Whilst I indulged my passion for travel during these years, my first long stint away, in 1985, was a harking back, for it was to spend a summer in Oxford. I had long been impressed by the Raj Quartet of Paul Scott, after Ashley had insisted I teach it at Peradeniya, instead of the Victorian novelists I had specialized in. It seemed to me that his incisive understanding of the end of British imperialism in India had not received sufficient appreciation, and I felt this more strongly when British television anaesthetized the thrust of his analysis by producing a celebration of British colonialism, suggesting that its nasty side was owing to just a few bad eggs, whereas the majority of the rulers were kind and thoughtful. I was therefore keen to do more research on the books, and write this up, and Rex obligingly gave me a couple of months of unpaid leave.

He and John also arranged for my travel by nominating me for the annual Literature Seminar the Council conducted at Cambridge. That was a delightful experience, ten days in Trinity College, with talks by a whole range of worthies, including George Steiner and Margaret Drabble and Malcolm Bradbury, with bright academics from all over the world as one’s companions. The Brazilians put me up in a couple of places during my visit there the following year, and I found a soulmate in a Yugoslav, who also came round to Oxford for some work after the seminar, and much enjoyed climbing on my roof, the College having kindly given me the rooms in which I had been happiest and most irresponsible, in my second year.

Bogdan later hosted me twice in Sarajevo when the ship went to Yugoslavia, driving me down the second time through Montenegro, with visits to monasteries where his wife had worked in restoring frescoes so that the monks were most hospitable. He also entertained me superbly at his home, and introduced me to his father-in-law, who was a distinguished scholar. He had been a Visiting Fellow of All Souls in Oxford, and had worked on oral poetic traditions with Milman Parry, whose study of Yugoslav poets had revolutionized the study of Homer. Dinner with Prof Koljevic was a stimulating experience, as he ranged over the traditions of his country, claiming that the Serbs were the only race that celebrated defeat in its national poetry.

My two visits to Sarajevo were also illuminating, if sadly so, in another respect. In 1986 Bogdan had invited several of his fellow academics to meet me, and it mattered not a whit what their race was. By 1990 things had turned sour, and the Croats he said hardly spoke to him. All hell broke loose soon afterwards, though by then Bogdan was in America, from where he wrote asking me if I could help through my ship contacts to find him a tenured position. This was in 1994, and I hoped to contact him when I went there that year, but I hit Miami in the midst of a cyclone and all my plans were changed and I was not available at the number I had given him. I do not know if he tried to get in touch, but I have not heard from him since.
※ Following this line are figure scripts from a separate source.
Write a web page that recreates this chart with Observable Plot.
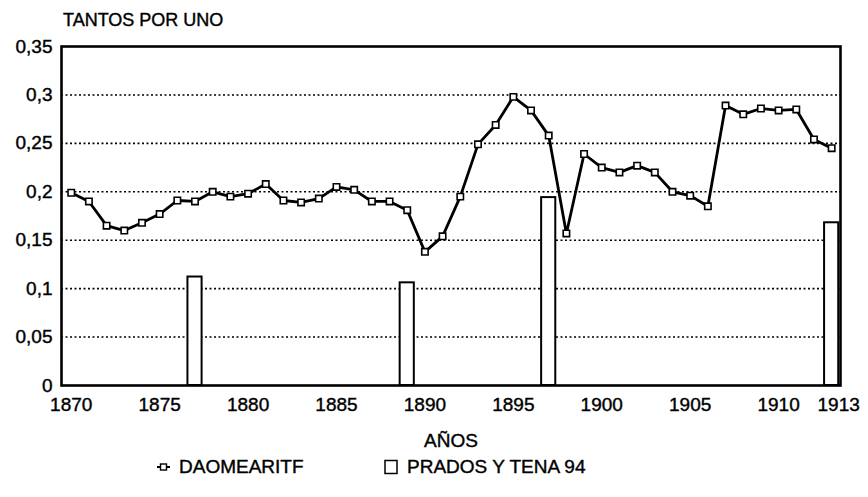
<!DOCTYPE html>
<html>
<head>
<meta charset="utf-8">
<script src="https://cdn.jsdelivr.net/npm/d3@7"></script>
<script src="https://cdn.jsdelivr.net/npm/@observablehq/plot@0.6"></script>
<style>
  html, body { margin: 0; padding: 0; background: #fff; }
  body { width: 868px; height: 497px; position: relative; overflow: hidden; font-family: "Liberation Sans", Arial, sans-serif; color: #000; }
  #title { position: absolute; left: 63px; top: 9px; font-size: 18px; line-height: 22px; -webkit-text-stroke: 0.4px #000; }
  #chart { position: absolute; left: 0; top: 30px; }
  #chart svg text { stroke: #000; stroke-width: 0.4px; }
  #legend { position: absolute; left: 0; top: 455px; width: 868px; height: 24px; font-size: 19px; line-height: 24px; -webkit-text-stroke: 0.4px #000; }
  .item { position: absolute; top: 0; display: flex; align-items: center; }
  .item svg { margin-right: 8px; }
</style>
</head>
<body>
<div id="title">TANTOS POR UNO</div>
<div id="chart"></div>
<div id="legend">
  <div class="item" style="left:156px"><svg width="15" height="12"><line x1="1" y1="6" x2="14" y2="6" stroke="#000" stroke-width="2"/><rect x="4.5" y="3" width="6" height="6" fill="#fff" stroke="#000" stroke-width="1.4"/></svg><span id="leg1"></span></div>
  <div class="item" style="left:384px"><svg width="15" height="16"><rect x="1" y="1.5" width="12" height="13" fill="#fff" stroke="#000" stroke-width="1.5"/></svg><span id="leg2"></span></div>
</div>
<script>
// ---- data ----
const years = [1870,1871,1872,1873,1874,1875,1876,1877,1878,1879,
               1880,1881,1882,1883,1884,1885,1886,1887,1888,1889,
               1890,1891,1892,1893,1894,1895,1896,1897,1898,1899,
               1900,1901,1902,1903,1904,1905,1906,1907,1908,1909,
               1910,1911,1912,1913];
const daomearitf = [0.199,0.190,0.165,0.160,0.168,0.177,0.191,0.190,0.200,0.195,
                    0.198,0.208,0.191,0.189,0.193,0.205,0.202,0.190,0.190,0.181,
                    0.138,0.154,0.195,0.249,0.269,0.298,0.284,0.258,0.157,0.239,
                    0.225,0.220,0.227,0.220,0.200,0.196,0.185,0.289,0.280,0.286,
                    0.284,0.285,0.254,0.245];
const pradosYears = [1877, 1889, 1897, 1913];
const pradosValues = [0.112, 0.106, 0.194, 0.168];
const seriesNames = ["DAOMEARITF", "PRADOS Y TENA 94"];
const xTickValues = [1870,1875,1880,1885,1890,1895,1900,1905,1910];
const xLastTick = [1913];
const yTickValues = [0,0.05,0.1,0.15,0.2,0.25,0.3,0.35];
const yGridValues = [0.05,0.1,0.15,0.2,0.25,0.3];
const yLabel = "TANTOS POR UNO";
const xLabel = "AÑOS";

// ---- tables ----
const lineData = years.map((y, i) => ({year: y, value: daomearitf[i]}));
const barData = pradosYears.map((y, i) => ({year: y, value: pradosValues[i]}));
const halfBar = 0.4;

document.getElementById("title").textContent = yLabel;
document.getElementById("leg1").textContent = seriesNames[0];
document.getElementById("leg2").textContent = seriesNames[1];

const fmt = d => d === 0 ? "0" : String(+d.toFixed(2)).replace(".", ",");

const chart = Plot.plot({
  width: 868,
  height: 425,
  marginLeft: 61,
  marginRight: 28,
  marginTop: 16,
  marginBottom: 70,
  style: {fontFamily: "Liberation Sans, Arial, sans-serif", fontSize: "19px", color: "#000", background: "#fff"},
  x: {domain: [1869.45, 1913.5]},
  y: {domain: [0, 0.35]},
  marks: [
    Plot.ruleY(yGridValues, {stroke: "#000", strokeWidth: 1.6, strokeDasharray: "2,2.5"}),
    Plot.rectY(barData, {x1: d => d.year - halfBar, x2: d => d.year + halfBar, y1: 0, y2: "value", fill: "#fff", stroke: "#000", strokeWidth: 2}),
    Plot.line(lineData, {x: "year", y: "value", stroke: "#000", strokeWidth: 2.8}),
    Plot.dot(lineData, {x: "year", y: "value", symbol: "square", r: 3.6, fill: "#fff", stroke: "#000", strokeWidth: 1.6}),
    Plot.frame({stroke: "#000", strokeWidth: 2.6}),
    Plot.axisY({ticks: yTickValues, tickFormat: fmt, tickSize: 0, tickPadding: 9, label: null}),
    Plot.axisX({ticks: xTickValues, tickFormat: d => String(d), tickSize: 0, tickPadding: 12, label: xLabel, labelAnchor: "center", labelArrow: "none", labelOffset: 61}),
    Plot.axisX({ticks: xLastTick, tickFormat: d => String(d), tickSize: 0, tickPadding: 12, dx: 7, label: null})
  ]
});
document.getElementById("chart").appendChild(chart);
</script>
</body>
</html>
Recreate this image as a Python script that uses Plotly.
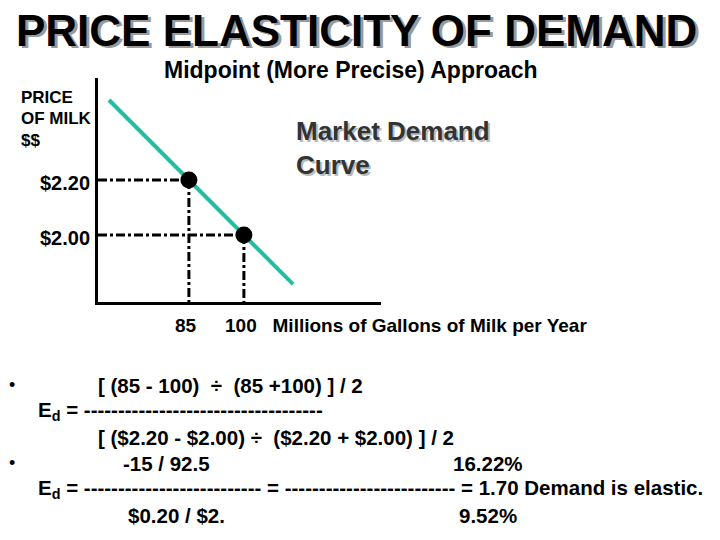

I did however hear, not of him, but of his father-in-law. One of my friends in Oxford, who had met Bogdan, said that there was a story that Prof Koljevic had been a leading figure in asserting Serb supremacy when Bosnia went through civil unrest. The story was a rumour, I was told, but a strong one, and later it seemed to be confirmed by a colleague in the Classics who knew more about the Professor’s work. I have never found out exactly what happened, but I am not sure that I want to, given the fond memories I have of the enormously civilized Professor quoting his national epic, which characterizes defeat as ‘my fine flower’.